Other center officials and officials with Defenders of Wild-life and the Tucson Audubon Society held a demonstration in front of SAHBA's office during the news conference.

Suckling went into the office and refused requests from
SAHBA officials to leave.

Now, the question is whether the federal government will pursue the matter expeditiously or let it linger. Suckling noted that it took a lawsuit against the government by his group to get the bird listed in the first place.

On Tuesday, a Fish and Wildlife Service official said agency staffers would know more by the end of the week about how it would proceed.

The service already had a lot of owl issues on its plate. It is considering a proposed owl recovery plan and a proposal to rewrite a critical-habitat designation for the owl that the courts overturned in 2001.

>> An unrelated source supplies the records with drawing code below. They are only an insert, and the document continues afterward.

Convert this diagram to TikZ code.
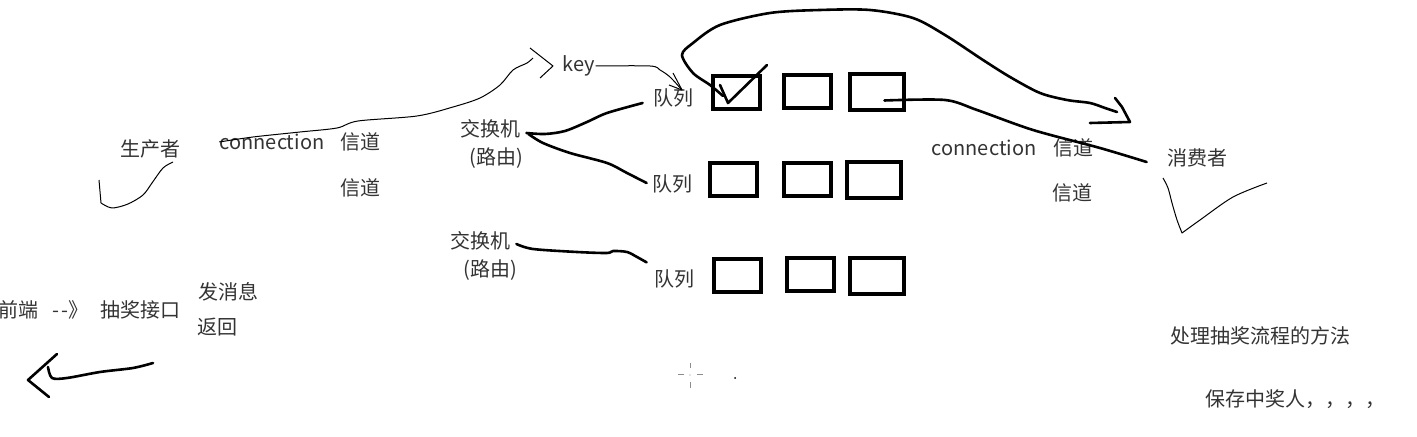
\documentclass[tikz,border=0pt]{standalone}
\usepackage{fontspec}
\setmainfont{Noto Sans CJK SC}
\usetikzlibrary{arrows.meta, positioning, calc}
\tikzset{
	note/.style={inner sep=0pt, text=black!80, font=\fontsize{10}{12}\selectfont},
	qbox/.style={draw=black, line width=2pt, minimum width=23.5pt, minimum height=16.5pt, inner sep=0pt},
	qboxw/.style={qbox, minimum width=27pt, minimum height=18pt},
	fineline/.style={draw=black, line width=0.5pt, line join=round},
	pen/.style={draw=black, line width=1.3pt, line cap=round, line join=round},
	cursor/.style={draw=black!45, line width=0.5pt},
}

\begin{document}
\begin{tikzpicture}[x=0.5pt, y=-0.5pt]
	\useasboundingbox (0,0) rectangle (1417,437);
	% producer side
	\node[note] (prod) at (150,149) {生产者};
	\node[note] (conn1) at (272,142) {connection};
	\node[note] (ch1) at (360,142) {信道};
	\node[note] (ch2) at (360,188) {信道};
	\node[note] (key) at (579,66) {key};
	% exchangers and queues
	\node[note] (ex1) at (490,129) {交换机};
	\node[note] (ex1r) at (496,158) {(路由)};
	\node[note] (ex2) at (480,241) {交换机};
	\node[note] (ex2r) at (490,270) {(路由)};
	\node[note] (q1) at (673,98) {队列};
	\node[note] (q2) at (672,184) {队列};
	\node[note] (q3) at (674,279) {队列};
	\node[qbox] (b11) at (736,93) {};
	\node[qbox] (b12) at (807.5,92) {};
	\node[qboxw] (b13) at (876.5,92.5) {};
	\node[qbox] (b21) at (733.5,180) {};
	\node[qbox] (b22) at (807,179.5) {};
	\node[qboxw] (b23) at (874,180) {};
	\node[qbox] (b31) at (737,276) {};
	\node[qbox] (b32) at (810,275) {};
	\node[qboxw] (b33) at (877,276) {};
	% consumer side
	\node[note] (conn2) at (984,148) {connection};
	\node[note] (ch3) at (1073,148) {信道};
	\node[note] (ch4) at (1072,193) {信道};
	\node[note] (cons) at (1197,158) {消费者};
	% notes
	\node[note, anchor=west] (front) at (-2,310) {前端\hspace{7pt}-\hspace{1pt}-》\hspace{6pt}抽奖接口};
	\node[note] (send) at (228,292) {发消息};
	\node[note] (ret) at (217,327) {返回};
	\node[note] (proc) at (1260,336) {处理抽奖流程的方法};
	\node[note] (save) at (1295,399) {保存中奖人，，，，};

	% thin strokes
	\draw[fineline] plot[smooth] coordinates {(173,162) (163,168) (152,183) (143,195) (128,204) (112,208) (101,203)} -- (99,180);
	\coordinate (ktip) at (553,66);
	\draw[fineline] plot[smooth] coordinates {(conn1.west) (253,137) (300,132) (337,128) (358,121) (417,116) (453,107) (480,98) (500,85) (513,70) (527,63) (533,58)};
	\draw[fineline] (ktip) ++(-23,-18) -- (ktip) -- ++(-13,12);
	\coordinate (qtip) at (682,90);
	\draw[fineline] plot[smooth] coordinates {(key.east) (650,66) (660,70) (670,77) (qtip)};
	\draw[fineline] (qtip) ++(-9,-17) -- (qtip) -- ++(-13,-5);
	\draw[fineline] plot[smooth] coordinates {(1163,178) (1168,188) (1172,203) (1177,220) (1182,233)} -- plot[smooth] coordinates {(1182,233) (1200,220) (1233,197) (1267,183)};

	% thick strokes
	\draw[pen] plot[smooth] coordinates {($(ex1.east)+(6,4)$) (545,134) (565,131) (587,122) (607,113) ($(q1.west)+(-10,5)$)};
	\draw[pen] plot[smooth] coordinates {($(ex1.east)+(8,5)$) (543,143) (570,153) (607,163) (627,173) ($(q2.west)+(-5,-1)$)};
	\draw[pen] plot[smooth] coordinates {($(ex2.east)+(6,3)$) (533,249) (577,252) (607,253) (613,251) (627,252) (637,257) ($(q3.north west)+(-7,-7)$)};
	\draw[pen] ($(b11.center)+(-16,-8)$) -- ($(b11.center)+(-8,10)$) -- ($(b11.center)+(31,-28)$);
	\coordinate (ctip) at (1130,122);
	\draw[pen] plot[smooth] coordinates {($(b11.center)+(-13,3)$) (710,85) (693,73) (682,55) (693,43) (720,25) (770,13) (820,10) (870,10) (913,18) (945,35) (983,60) (1010,77) (1040,93) (1067,100) (1090,103) (1105,108) (1117,112)};
	\draw[pen] (1115,98) -- (1122,107) -- (ctip) -- (1090,123);
	\draw[pen] plot[smooth] coordinates {($(b13.center)+(8,8)$) (945,100) (977,110) (1033,130) (1100,148) ($(cons.west)+(-20,4)$)};
	\coordinate (back) at (28,380);
	\draw[pen] plot[smooth] coordinates {(153,363) (133,368) (100,372) (67,378) (52,378) (48,367)};
	\draw[pen] (back) ++(29,-26) -- (back) -- ++(21,17);

	% cursor marks
	\draw[cursor] (690,363) -- (690,368) (690,382) -- (690,388) (678,375) -- (684,375) (697,375) -- (703,375);
	\fill[black!45] (690,375) circle (0.6);
	\fill[black] (735,378) circle (1);
\end{tikzpicture}
\end{document}
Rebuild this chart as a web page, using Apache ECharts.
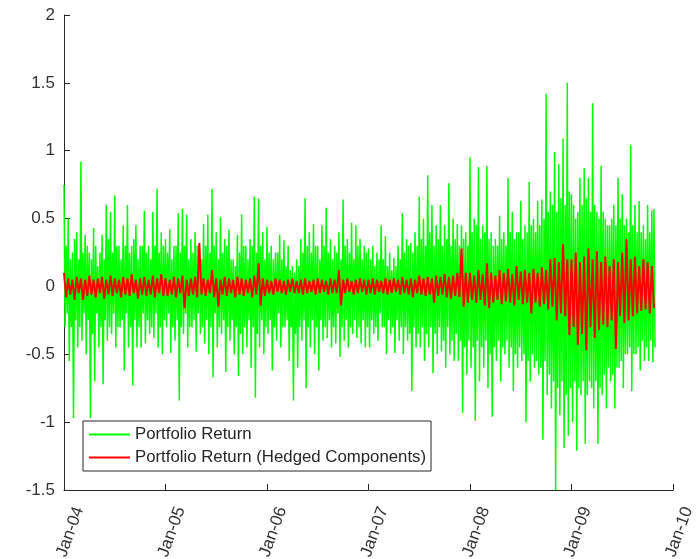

The service also handles numerous day-to-day cases dealing with developments planned in owl habitat, mostly on Tucson's Northwest Side.

"There are too many variables for us to sort out right now," said Steve Spangle, the service's Arizona field supervisor.

But Norm James, a SAHBA attorney, said the District Court will have no choice but to set aside the current owl listing. Federal law and rules won't let the service revisit its 1997 decision based on information received since then, he said.

If the service thinks it can make a better scientific case, it must propose listing the bird again and consider all new scientific information on the owl, he said.